Having been shot in just eleven days, for under a million bucks, ROAD RACERS nevertheless oozes style. One can see how it was an important bridge from EL MARIACHI to DESPERADO, as he was able to hone his craft working on 35mm with an American crew. Would DESPERADO have been as good if he hadn’t been able to hone out the kinks in his technique with this? Probably not.
While essentially an exercise, ROAD RACERS has that cool mid-nineties indie feel that I love (despite taking place in the fifties). Arquette, who never quite crossed over (outside his role in the SCREAM franchise) does a great job as Dude- with him ramping up the James Dean-style brooding to an (intentionally) ridiculous degree. As his best pal Nixer, we get a really young John Hawkes- who steals enough scenes here that Rodriguez used him again a few years later as the unfortunate corner-store clerk who gets set aflame by the Gekko brothers in FROM DUSK TILL’ DAWN.
Perhaps most noteworthy of all is that ROAD RACERS marked Salma Hayek’s English language debut- with Rodriguez explaining that part of the reason he took this was to prove to Sony that Hayek could handle the lead in an English language film. Throughout, Hayek is almost hypnotically beautiful, and if she was struggling at all with her first role in English, you’d never know it here.

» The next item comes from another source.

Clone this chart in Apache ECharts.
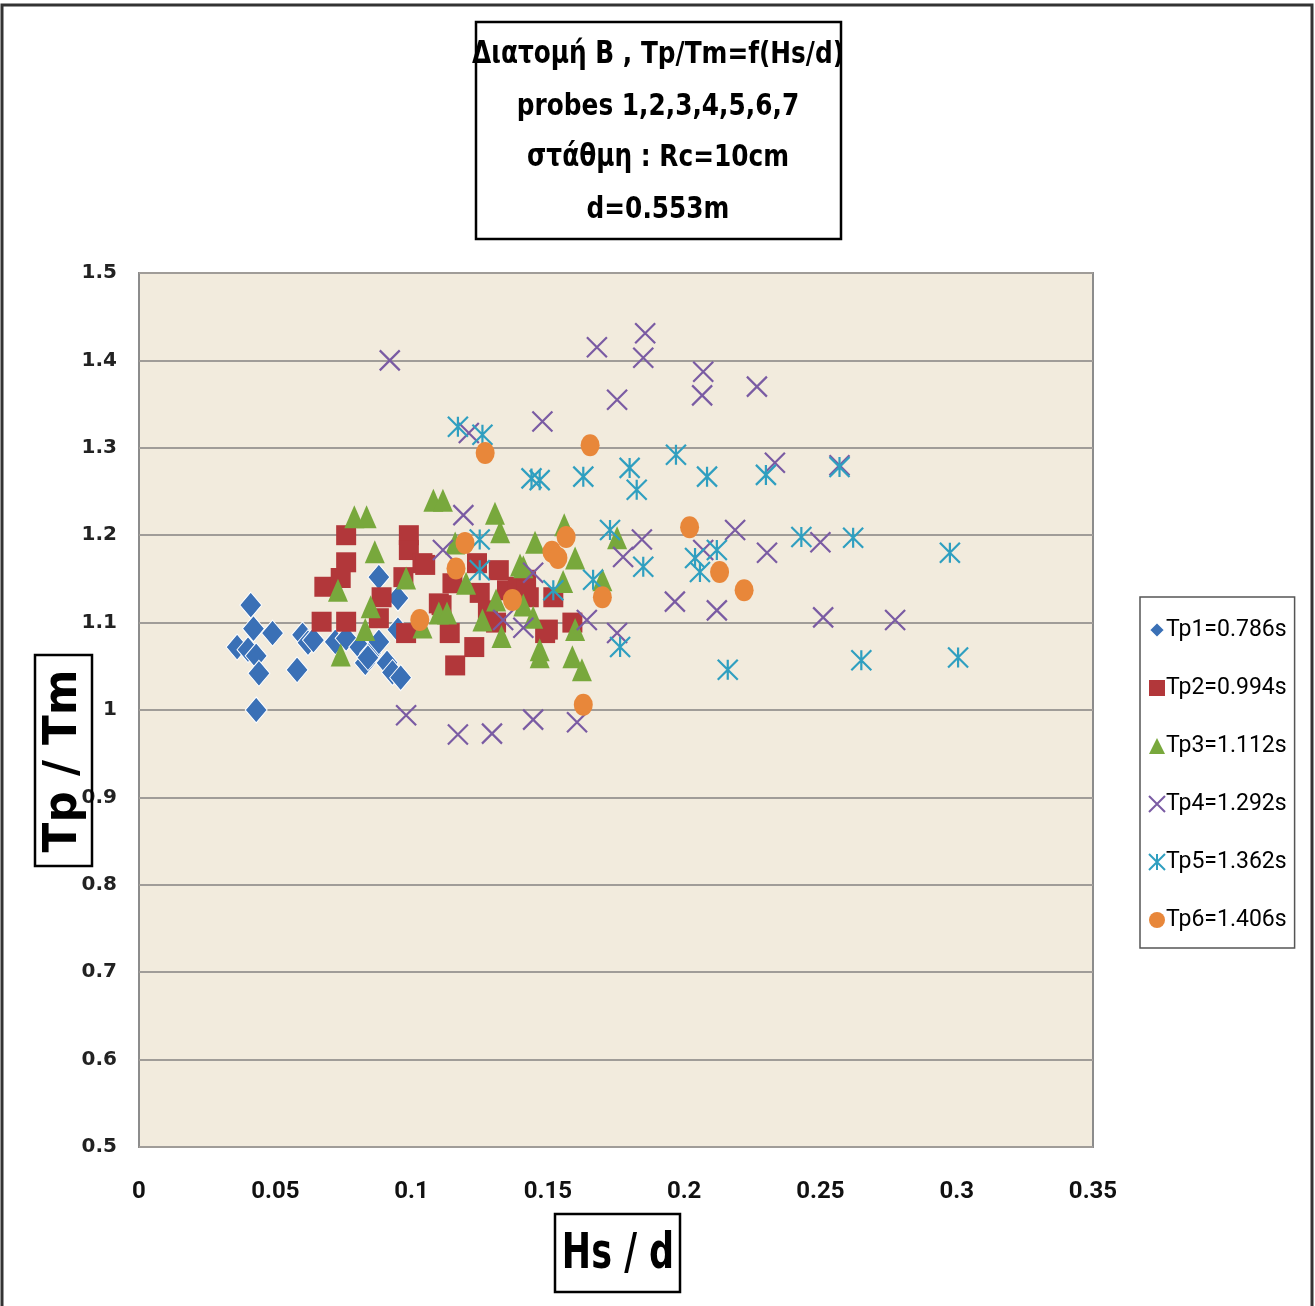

As a whole, ROAD RACERS cruises along really well until about the point when he goes to check out INVASION OF THE BODY SNATCHERS with Nixer at the local theater. From there, it takes a turn into the absurd- but again, that seems to be an intentional move on Rodriguez’s part- not only faithful to the way these fifties AIP movies tended to play out, but perhaps also suggesting that the last act is unfolding in Dude ‘s head. ROAD RACERS kinda makes me wish Rodriguez would get back to this kind of film- rather than the Grindhouse route he’s taken lately.